### [Dataset entries]
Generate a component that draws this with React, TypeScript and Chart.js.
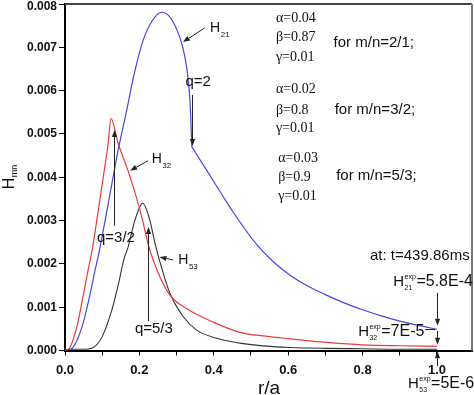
import React, { useEffect, useRef } from 'react';
import { Chart, registerables } from 'chart.js';
Chart.register(...registerables);

// r/a positions and H values (in units of 1e-3)
const R21 = [0, 0.019, 0.046, 0.064, 0.081, 0.09, 0.103, 0.1165, 0.143, 0.166, 0.184, 0.21, 0.235, 0.26, 0.28, 0.3, 0.314, 0.327, 0.336, 0.341, 0.381, 0.4255, 0.45, 0.479, 0.515, 0.56, 0.605, 0.65, 0.7, 0.75, 0.8, 0.85, 0.9, 0.95, 1.0];
const H21 = [0, 0.05, 0.55, 1.17, 1.86, 2.2, 2.78, 3.4, 4.63, 5.55, 6.31, 7.16, 7.62, 7.81, 7.72, 7.42, 7.08, 6.54, 5.77, 4.7, 4.16, 3.55, 3.22, 2.86, 2.45, 2.05, 1.74, 1.5, 1.29, 1.1, 0.94, 0.8, 0.68, 0.58, 0.49];
const R21_KINK = 0.341; // q=2 surface, where the H21 profile bends

const R32 = [0, 0.01, 0.032, 0.05, 0.064, 0.073, 0.0896, 0.103, 0.116, 0.1237, 0.143, 0.175, 0.2016, 0.228, 0.255, 0.282, 0.33, 0.4, 0.47, 0.54, 0.605, 0.712, 0.8, 0.9, 1.0];
const H32 = [0, 0.03, 0.55, 1.32, 1.94, 2.32, 3.24, 4.01, 4.78, 5.36, 4.78, 4.01, 3.24, 2.32, 1.7, 1.28, 0.95, 0.65, 0.42, 0.33, 0.27, 0.18, 0.13, 0.11, 0.1];

const R53 = [0, 0.01, 0.05, 0.073, 0.085, 0.1, 0.126, 0.144, 0.158, 0.17, 0.188, 0.209, 0.228, 0.24, 0.255, 0.282, 0.318, 0.354, 0.4, 0.47, 0.54, 0.605, 0.7, 0.8, 0.9, 1.0];
const H53 = [0, 0.03, 0.03, 0.06, 0.13, 0.32, 0.94, 1.55, 2.09, 2.4, 3.01, 3.4, 3.01, 2.55, 2.05, 1.32, 0.78, 0.47, 0.3, 0.17, 0.1, 0.07, 0.05, 0.04, 0.03, 0.03];

const X_TICK_LABELS = ['0.0', '', '0.2', '', '0.4', '', '0.6', '', '0.8', '', '1.0'];
const Y_TICK_LABELS = ['0.000', '0.001', '0.002', '0.003', '0.004', '0.005', '0.006', '0.007', '0.008'];

const SANS = "'Liberation Sans', Arial, Helvetica, sans-serif";
const SERIF = "'Liberation Serif', 'Times New Roman', serif";

// annotations in data units (r, H*1e3)
const ARROWS = [
  [0.341, 5.9, 0.341, 4.72],
  [0.376, 7.45, 0.317, 7.12],
  [0.223, 4.38, 0.175, 4.15],
  [0.291, 2.09, 0.254, 2.16],
  [0.132, 2.88, 0.132, 5.09],
  [0.222, 0.68, 0.222, 2.85],
  [1.0, 1.33, 1.0, 0.57],
  [1.0, 0.45, 1.0, 0.13],
  [1.0, -0.36, 1.0, -0.02],
];
const LINES = [[0.968, 0.497, 0.995, 0.497]];

const GREEK = [
  ['α=0.04', 0.567, 7.67], ['β=0.87', 0.567, 7.24], ['γ=0.01', 0.567, 6.78],
  ['α=0.02', 0.567, 6.02], ['β=0.8', 0.567, 5.55], ['γ=0.01', 0.567, 5.14],
  ['α=0.03', 0.573, 4.44], ['β=0.9', 0.573, 4.0], ['γ=0.01', 0.573, 3.57],
];
const MODES = [
  ['for m/n=2/1;', 0.722, 7.1], ['for m/n=3/2;', 0.725, 5.55], ['for m/n=5/3;', 0.729, 4.03],
];
const QLABELS = [['q=2', 0.358, 6.21], ['q=3/2', 0.137, 2.61], ['q=5/3', 0.239, 0.5]];
const HLABELS = [
  { r: 0.39, v: 7.44, sub: '21', sup: '', rest: '', big: 14, small: 8 },
  { r: 0.233, v: 4.42, sub: '32', sup: '', rest: '', big: 14, small: 8 },
  { r: 0.3046, v: 2.09, sub: '53', sup: '', rest: '', big: 14, small: 8 },
  { r: 0.8825, v: 1.58, sub: '21', sup: 'exp', rest: '=5.8E-4', big: 15, small: 7 },
  { r: 0.788, v: 0.427, sub: '32', sup: 'exp', rest: '=7E-5', big: 15, small: 7 },
  { r: 0.922, v: -0.773, sub: '53', sup: 'exp', rest: '=5E-6', big: 15, small: 7 },
];

const pts = (r: number[], v: number[]) => r.map((x, i) => ({ x, y: v[i] / 1000 }));

const annotPlugin = {
  id: 'annot',
  afterDraw(chart: any) {
    const { ctx, chartArea: a, scales } = chart;
    const X = (r: number) => scales.x.getPixelForValue(r);
    const Y = (v: number) => scales.y.getPixelForValue(v / 1000);
    ctx.save();
    ctx.lineWidth = 2;
    ctx.strokeStyle = '#444';
    ctx.beginPath(); ctx.moveTo(a.left, a.top); ctx.lineTo(a.right, a.top); ctx.stroke();
    ctx.strokeStyle = '#7a7a7a';
    ctx.beginPath(); ctx.moveTo(a.right, a.top); ctx.lineTo(a.right, a.bottom); ctx.stroke();

    // top y tick label (kept inside the canvas)
    ctx.fillStyle = '#111';
    ctx.font = `bold 12px ${SANS}`;
    ctx.textAlign = 'right';
    ctx.textBaseline = 'middle';
    ctx.fillText(Y_TICK_LABELS[8], a.left - 8, scales.y.getPixelForValue(0.008) + 3);

    ctx.strokeStyle = '#222';
    ctx.fillStyle = '#222';
    ctx.lineWidth = 1;
    const snap = (p: number) => Math.round(p) + 0.5;
    ARROWS.forEach(([r1, v1, r2, v2]) => {
      let x1 = X(r1), y1 = Y(v1), x2 = X(r2), y2 = Y(v2);
      if (Math.abs(x1 - x2) < 0.5) { x1 = snap(x1); x2 = x1; }
      const ang = Math.atan2(y2 - y1, x2 - x1);
      const L = 7, W = 2.6;
      const bx = x2 - L * Math.cos(ang), by = y2 - L * Math.sin(ang);
      ctx.beginPath(); ctx.moveTo(x1, y1); ctx.lineTo(bx, by); ctx.stroke();
      ctx.beginPath();
      ctx.moveTo(x2, y2);
      ctx.lineTo(bx + W * Math.sin(ang), by - W * Math.cos(ang));
      ctx.lineTo(bx - W * Math.sin(ang), by + W * Math.cos(ang));
      ctx.closePath(); ctx.fill();
    });
    LINES.forEach(([r1, v1, r2, v2]) => {
      ctx.beginPath(); ctx.moveTo(X(r1), snap(Y(v1))); ctx.lineTo(X(r2), snap(Y(v2))); ctx.stroke();
    });

    ctx.fillStyle = '#111';
    ctx.textBaseline = 'middle';
    ctx.textAlign = 'left';
    ctx.font = `14px ${SERIF}`;
    GREEK.forEach(([t, r, v]: any) => ctx.fillText(t, X(r), Y(v)));
    ctx.font = `15px ${SANS}`;
    MODES.forEach(([t, r, v]: any) => ctx.fillText(t, X(r), Y(v)));
    ctx.fillText('at: t=439.86ms', X(0.8199), Y(2.19));
    ctx.textAlign = 'center';
    QLABELS.forEach(([t, r, v]: any) => ctx.fillText(t, X(r), Y(v)));

    ctx.textAlign = 'left';
    HLABELS.forEach((h) => {
      const x = X(h.r), y = Y(h.v);
      ctx.font = `${h.big}px ${SANS}`;
      ctx.fillText('H', x, y);
      const w = ctx.measureText('H').width + 0.5;
      ctx.font = `${h.small}px ${SANS}`;
      let ws = ctx.measureText(h.sub).width;
      ctx.fillText(h.sub, x + w, y + (h.sup ? 6 : 7));
      if (h.sup) {
        ctx.fillText(h.sup, x + w, y - 5);
        ws = Math.max(ws, ctx.measureText(h.sup).width);
      }
      if (h.rest) {
        ctx.font = `16px ${SANS}`;
        ctx.fillText(h.rest, x + w + ws + 0.5, y);
      }
    });

    // axis titles
    ctx.font = `19px ${SANS}`;
    ctx.textAlign = 'center';
    ctx.textBaseline = 'alphabetic';
    ctx.fillText('r/a', X(0.5484), Y(-1.0));

    ctx.translate(14, (a.top + a.bottom) / 2 + 12);
    ctx.rotate(-Math.PI / 2);
    ctx.textAlign = 'left';
    ctx.font = `16px ${SANS}`;
    ctx.fillText('H', 0, 0);
    const hw = ctx.measureText('H').width;
    ctx.font = `9px ${SANS}`;
    ctx.fillText('mn', hw + 0.5, 3);
    ctx.restore();
  },
};

export default function App() {
  const ref = useRef<HTMLCanvasElement | null>(null);
  useEffect(() => {
    if (!ref.current) return;
    const ds = (label: string, data: { x: number; y: number }[], color: string, w: number) => ({
      label,
      data,
      borderColor: color,
      backgroundColor: color,
      borderWidth: w,
      pointRadius: 0,
      showLine: true,
      fill: false,
      cubicInterpolationMode: 'monotone' as const,
    });
    const p21 = pts(R21, H21);
    const blue = '#4646e2';
    const chart = new Chart(ref.current, {
      type: 'scatter',
      data: {
        datasets: [
          ds('H21', p21.filter((p) => p.x <= R21_KINK), blue, 1.2),
          ds('H21 (outer)', p21.filter((p) => p.x >= R21_KINK), blue, 1.2),
          ds('H32', pts(R32, H32), '#ec3a3e', 1.2),
          ds('H53', pts(R53, H53), '#333333', 1.1),
        ],
      },
      options: {
        animation: false,
        responsive: false,
        devicePixelRatio: 1,
        layout: { padding: { top: 4, right: 2, left: 0, bottom: 0 } },
        plugins: { legend: { display: false }, tooltip: { enabled: false } },
        scales: {
          x: {
            type: 'linear',
            min: 0,
            max: 1.0941,
            afterFit: (s: any) => { s.height = 44.5; s.paddingLeft = 0; s.paddingRight = 0; },
            border: { display: true, color: '#000', width: 2 },
            grid: { display: true, drawOnChartArea: false, drawTicks: true, tickLength: 5, tickColor: '#000', tickWidth: 1 },
            ticks: {
              stepSize: 0.1,
              includeBounds: false,
              autoSkip: false,
              maxRotation: 0,
              padding: 7,
              color: '#111',
              font: { family: SANS, size: 13, weight: 'bold' },
              callback: (v: any) => X_TICK_LABELS[Math.round(Number(v) * 10)] ?? '',
            },
          },
          y: {
            type: 'linear',
            min: 0,
            max: 0.008,
            afterFit: (s: any) => { s.width = 65; s.paddingTop = 0; s.paddingBottom = 0; },
            border: { display: true, color: '#000', width: 2 },
            grid: { display: true, drawOnChartArea: false, drawTicks: true, tickLength: 6, tickColor: '#000', tickWidth: 1 },
            ticks: {
              stepSize: 0.001,
              includeBounds: false,
              padding: 2,
              color: '#111',
              font: { family: SANS, size: 12, weight: 'bold' },
              callback: (v: any) => {
                const i = Math.round(Number(v) * 1000);
                return i >= 8 ? '' : Y_TICK_LABELS[i] ?? '';
              },
            },
          },
        },
      },
      plugins: [annotPlugin],
    } as any);
    return () => chart.destroy();
  }, []);
  return (
    <div style={{ position: 'absolute', left: 0, top: 0, width: 474, height: 395, background: '#fff' }}>
      <canvas ref={ref} width={474} height={395} style={{ display: 'block' }} />
    </div>
  );
}
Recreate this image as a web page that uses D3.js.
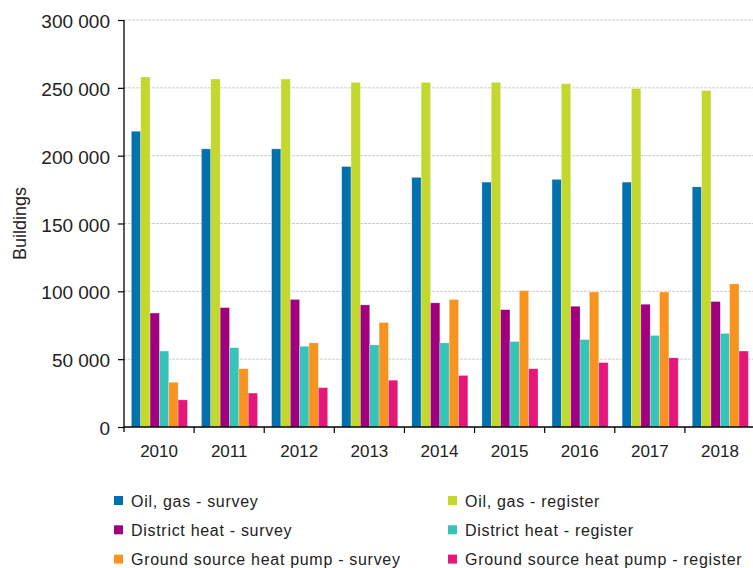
<!DOCTYPE html>
<html><head><meta charset="utf-8">
<script src="https://cdn.jsdelivr.net/npm/d3@7"></script>
<style>body{margin:0;background:#fff} svg{display:block}</style>
</head><body><svg id="c" width="753" height="568"></svg>
<script>
const years = ["2010","2011","2012","2013","2014","2015","2016","2017","2018"];
const seriesNames = ["Oil, gas - survey","Oil, gas - register","District heat - survey","District heat - register","Ground source heat pump - survey","Ground source heat pump - register"];
const oilGasSurvey     = [218000, 205000, 205000, 192000, 184000, 180500, 182500, 180500, 177000];
const oilGasRegister   = [258000, 256500, 256500, 254000, 254000, 254000, 253000, 249500, 248000];
const districtSurvey   = [84000, 88000, 94000, 90000, 91500, 86500, 89000, 90500, 92500];
const districtRegister = [56000, 58500, 59500, 60500, 62000, 63000, 64500, 67500, 69000];
const gshpSurvey       = [33000, 43000, 62000, 77000, 94000, 100500, 99500, 99500, 105500];
const gshpRegister     = [20000, 25000, 29000, 34500, 38000, 43000, 47500, 51000, 56000];
const yTickValues = [0, 50000, 100000, 150000, 200000, 250000, 300000];
const yTitle = "Buildings";

const colors = ["#0071AE","#C2D82F","#A0007E","#36C3B8","#F8931F","#E5187A"];
const seriesValues = [oilGasSurvey, oilGasRegister, districtSurvey, districtRegister, gshpSurvey, gshpRegister];

const svg = d3.select("#c");
const pLeft = 124, pRight = 755, pTop = 20, pBottom = 427;

const y = d3.scaleLinear().domain([0, 300000]).range([pBottom, pTop]);
const x0 = d3.scaleBand().domain(years).range([pLeft, pRight]).padding(0);
const bw = x0.bandwidth();
const x1 = d3.scaleBand().domain(d3.range(seriesNames.length)).range([bw*0.105, bw*0.905]).padding(0);

const fmt = v => d3.format(",")(v).replace(/,/g, " ");

// gridlines
svg.append("g").selectAll("line").data(yTickValues.filter(d => d > 0)).join("line")
  .attr("x1", pLeft).attr("x2", 753)
  .attr("y1", d => y(d)).attr("y2", d => y(d))
  .attr("stroke", "#cdcdcd").attr("stroke-width", 1).attr("stroke-dasharray", "3,1");

// bars
const groups = svg.append("g").selectAll("g").data(years).join("g")
  .attr("transform", d => `translate(${x0(d)},0)`);
groups.selectAll("rect").data((d, i) => seriesValues.map((s, k) => ({k, v: s[i]}))).join("rect")
  .attr("x", d => x1(d.k)).attr("width", x1.bandwidth())
  .attr("y", d => y(d.v)).attr("height", d => y(0) - y(d.v))
  .attr("fill", d => colors[d.k])
  .attr("stroke", "#ffffff").attr("stroke-opacity", 0.45).attr("stroke-width", 0.6);

// y axis
const yAxis = d3.axisLeft(y).tickValues(yTickValues).tickFormat(fmt).tickSize(6).tickPadding(8);
const gy = svg.append("g").attr("transform", `translate(${pLeft},0)`).call(yAxis);
gy.select(".domain").attr("stroke", "#000").attr("stroke-width", 1.3).attr("d", `M0,${pTop}V${pBottom + 5}`);
gy.selectAll(".tick line").attr("stroke", "#000").attr("stroke-width", 1.2);
gy.selectAll("text").attr("font-family", "'Liberation Sans', Arial, sans-serif").attr("font-size", 19).attr("fill", "#222").attr("dy", "0.4em");

// x axis
const xAxis = d3.axisBottom(x0).tickSize(0).tickPadding(18);
const gx = svg.append("g").attr("transform", `translate(0,${pBottom})`).call(xAxis);
gx.select(".domain").attr("stroke", "#000").attr("stroke-width", 1.3).attr("d", `M${pLeft},0H${753}`);
gx.selectAll("text").attr("font-family", "'Liberation Sans', Arial, sans-serif").attr("font-size", 17).attr("fill", "#222");
// boundary ticks
gx.append("g").selectAll("line").data(years.slice(1)).join("line")
  .attr("x1", d => x0(d)).attr("x2", d => x0(d)).attr("y1", 0).attr("y2", 6)
  .attr("stroke", "#000").attr("stroke-width", 1.2);

// y title
svg.append("text").attr("transform", `translate(26,${(pTop + pBottom) / 2}) rotate(-90)`)
  .attr("text-anchor", "middle").attr("font-family", "'Liberation Sans', Arial, sans-serif")
  .attr("font-size", 18).attr("fill", "#222").text(yTitle);

// legend
const legendOrder = [0, 2, 4, 1, 3, 5];
const leg = svg.append("g").selectAll("g").data(legendOrder).join("g")
  .attr("transform", (k, i) => `translate(${i < 3 ? 114 : 448},${500.5 + (i % 3) * 29.3})`);
leg.append("rect").attr("x", 0).attr("y", -4.5).attr("width", 9).attr("height", 9).attr("fill", k => colors[k]);
leg.append("text").attr("x", 17).attr("y", 6).attr("font-family", "'Liberation Sans', Arial, sans-serif")
  .attr("font-size", 16).attr("letter-spacing", "0.7px").attr("fill", "#222").text(k => seriesNames[k]);
</script>
</body></html>
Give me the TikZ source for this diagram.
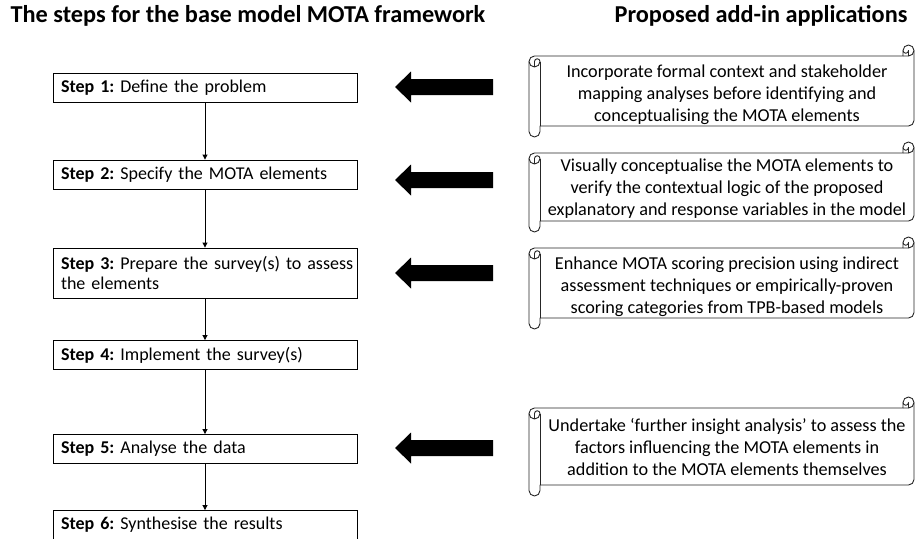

### [Written problem]
From the top of the listing above, repeat each line exactly until you reach the line containing "Chart.register(...registerables);", and repeat that one too. Leave the pictures out.

### [Result of this exercise]
Generate a component that draws this with React, TypeScript and Chart.js.
import React, { useEffect, useRef } from 'react';
import { Chart, registerables } from 'chart.js';
Chart.register(...registerables);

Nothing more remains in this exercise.